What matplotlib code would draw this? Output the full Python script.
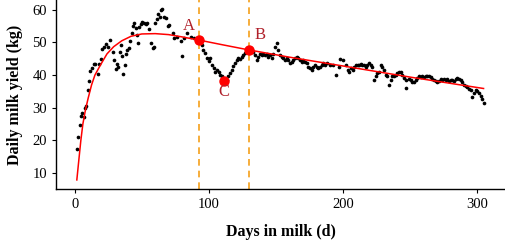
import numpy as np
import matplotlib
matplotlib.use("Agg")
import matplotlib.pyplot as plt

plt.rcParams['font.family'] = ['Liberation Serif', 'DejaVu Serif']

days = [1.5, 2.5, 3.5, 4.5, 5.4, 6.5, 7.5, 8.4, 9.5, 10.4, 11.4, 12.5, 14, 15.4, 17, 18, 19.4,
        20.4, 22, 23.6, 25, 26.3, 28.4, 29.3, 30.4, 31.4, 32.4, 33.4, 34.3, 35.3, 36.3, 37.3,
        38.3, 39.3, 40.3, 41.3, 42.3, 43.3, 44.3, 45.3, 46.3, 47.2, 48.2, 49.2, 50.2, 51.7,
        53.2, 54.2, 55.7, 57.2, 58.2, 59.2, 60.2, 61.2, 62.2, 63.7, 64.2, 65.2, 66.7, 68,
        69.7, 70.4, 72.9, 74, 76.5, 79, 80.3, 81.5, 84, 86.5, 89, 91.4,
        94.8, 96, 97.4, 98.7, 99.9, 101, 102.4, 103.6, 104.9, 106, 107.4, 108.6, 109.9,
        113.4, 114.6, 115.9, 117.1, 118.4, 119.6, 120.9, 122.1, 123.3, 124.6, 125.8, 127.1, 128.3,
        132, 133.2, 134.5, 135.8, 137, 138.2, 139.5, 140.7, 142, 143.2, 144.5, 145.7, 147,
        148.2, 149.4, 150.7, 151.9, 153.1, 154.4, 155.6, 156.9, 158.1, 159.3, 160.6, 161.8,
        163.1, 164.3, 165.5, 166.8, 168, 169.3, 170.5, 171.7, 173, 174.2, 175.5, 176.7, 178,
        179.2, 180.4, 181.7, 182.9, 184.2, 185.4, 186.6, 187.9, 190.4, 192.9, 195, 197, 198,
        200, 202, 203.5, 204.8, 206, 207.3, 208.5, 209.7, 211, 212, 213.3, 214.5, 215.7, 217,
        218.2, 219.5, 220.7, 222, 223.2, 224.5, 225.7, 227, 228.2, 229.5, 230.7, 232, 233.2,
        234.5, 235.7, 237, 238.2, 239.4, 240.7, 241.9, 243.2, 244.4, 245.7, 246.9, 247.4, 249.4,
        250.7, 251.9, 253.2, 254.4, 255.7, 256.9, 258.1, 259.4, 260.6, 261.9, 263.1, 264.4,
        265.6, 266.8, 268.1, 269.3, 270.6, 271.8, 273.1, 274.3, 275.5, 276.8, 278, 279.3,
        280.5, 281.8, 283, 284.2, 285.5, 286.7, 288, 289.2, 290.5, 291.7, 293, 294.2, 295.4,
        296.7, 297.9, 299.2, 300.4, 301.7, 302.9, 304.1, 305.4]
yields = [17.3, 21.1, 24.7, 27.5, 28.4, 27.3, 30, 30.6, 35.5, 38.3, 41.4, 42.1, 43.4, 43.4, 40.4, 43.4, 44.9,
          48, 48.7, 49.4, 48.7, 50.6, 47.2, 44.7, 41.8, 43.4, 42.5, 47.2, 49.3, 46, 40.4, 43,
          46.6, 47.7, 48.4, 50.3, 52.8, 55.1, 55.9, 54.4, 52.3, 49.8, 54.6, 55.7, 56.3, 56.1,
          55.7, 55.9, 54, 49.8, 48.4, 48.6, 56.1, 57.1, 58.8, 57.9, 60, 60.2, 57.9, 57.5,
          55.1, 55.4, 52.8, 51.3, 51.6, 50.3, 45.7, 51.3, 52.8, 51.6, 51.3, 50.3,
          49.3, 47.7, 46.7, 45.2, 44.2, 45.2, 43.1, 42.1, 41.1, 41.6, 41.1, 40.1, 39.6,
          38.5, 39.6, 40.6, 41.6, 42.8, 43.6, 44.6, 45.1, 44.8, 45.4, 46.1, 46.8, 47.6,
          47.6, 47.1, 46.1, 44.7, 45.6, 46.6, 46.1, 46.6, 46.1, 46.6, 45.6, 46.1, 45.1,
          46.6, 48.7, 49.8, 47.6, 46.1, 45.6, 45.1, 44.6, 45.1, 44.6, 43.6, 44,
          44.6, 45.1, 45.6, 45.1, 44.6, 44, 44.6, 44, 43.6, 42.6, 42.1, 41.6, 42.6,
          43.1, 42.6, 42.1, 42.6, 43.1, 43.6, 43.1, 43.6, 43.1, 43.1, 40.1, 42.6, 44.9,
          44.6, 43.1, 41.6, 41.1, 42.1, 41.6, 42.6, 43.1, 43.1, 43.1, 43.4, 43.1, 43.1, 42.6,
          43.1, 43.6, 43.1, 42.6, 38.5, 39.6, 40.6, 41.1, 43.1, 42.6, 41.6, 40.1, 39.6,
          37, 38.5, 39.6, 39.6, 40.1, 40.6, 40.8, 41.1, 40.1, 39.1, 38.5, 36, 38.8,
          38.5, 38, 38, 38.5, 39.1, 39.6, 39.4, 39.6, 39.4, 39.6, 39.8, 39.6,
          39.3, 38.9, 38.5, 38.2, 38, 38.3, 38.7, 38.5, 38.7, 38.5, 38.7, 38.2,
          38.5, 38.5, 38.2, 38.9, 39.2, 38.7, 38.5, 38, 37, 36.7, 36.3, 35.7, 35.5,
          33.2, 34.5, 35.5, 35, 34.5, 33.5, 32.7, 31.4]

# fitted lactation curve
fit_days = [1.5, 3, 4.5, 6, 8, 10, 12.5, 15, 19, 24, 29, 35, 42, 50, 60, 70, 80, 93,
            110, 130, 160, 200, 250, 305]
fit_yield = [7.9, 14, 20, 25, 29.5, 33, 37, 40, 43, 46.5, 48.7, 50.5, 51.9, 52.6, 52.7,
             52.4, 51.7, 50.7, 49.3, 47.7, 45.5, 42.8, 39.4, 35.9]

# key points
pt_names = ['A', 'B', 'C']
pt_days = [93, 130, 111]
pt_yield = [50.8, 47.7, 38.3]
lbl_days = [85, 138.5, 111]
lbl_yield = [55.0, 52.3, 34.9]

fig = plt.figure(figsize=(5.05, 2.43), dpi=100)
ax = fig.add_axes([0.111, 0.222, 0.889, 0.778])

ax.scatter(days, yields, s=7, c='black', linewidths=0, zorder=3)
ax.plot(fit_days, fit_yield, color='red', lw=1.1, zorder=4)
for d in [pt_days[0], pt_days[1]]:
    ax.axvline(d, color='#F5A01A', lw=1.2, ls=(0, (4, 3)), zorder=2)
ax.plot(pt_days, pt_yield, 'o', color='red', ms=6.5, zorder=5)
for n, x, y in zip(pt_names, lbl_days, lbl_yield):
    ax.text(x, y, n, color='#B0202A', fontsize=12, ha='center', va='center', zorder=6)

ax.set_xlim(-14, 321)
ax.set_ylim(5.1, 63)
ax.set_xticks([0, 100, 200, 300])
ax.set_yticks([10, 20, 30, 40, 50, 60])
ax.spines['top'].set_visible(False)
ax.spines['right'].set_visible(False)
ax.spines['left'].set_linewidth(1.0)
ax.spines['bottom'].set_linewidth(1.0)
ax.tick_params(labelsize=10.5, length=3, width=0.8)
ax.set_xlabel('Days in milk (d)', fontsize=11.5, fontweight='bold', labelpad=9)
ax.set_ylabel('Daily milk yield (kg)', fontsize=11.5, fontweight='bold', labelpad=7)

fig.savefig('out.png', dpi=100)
┄┄┄┄┄┄
◆ EXERCISE DESCRIPTION
Repeat the lines exactly as they stand, from the opening line of the data through the line with "plt.rcParams['font.family'] = ['Liberation". Pictures stay out of the copy.

◆ RESPONSE TO THE EXERCISE
What matplotlib code would draw this? Output the full Python script.
import numpy as np
import matplotlib
matplotlib.use("Agg")
import matplotlib.pyplot as plt

plt.rcParams['font.family'] = ['Liberation Serif', 'DejaVu Serif']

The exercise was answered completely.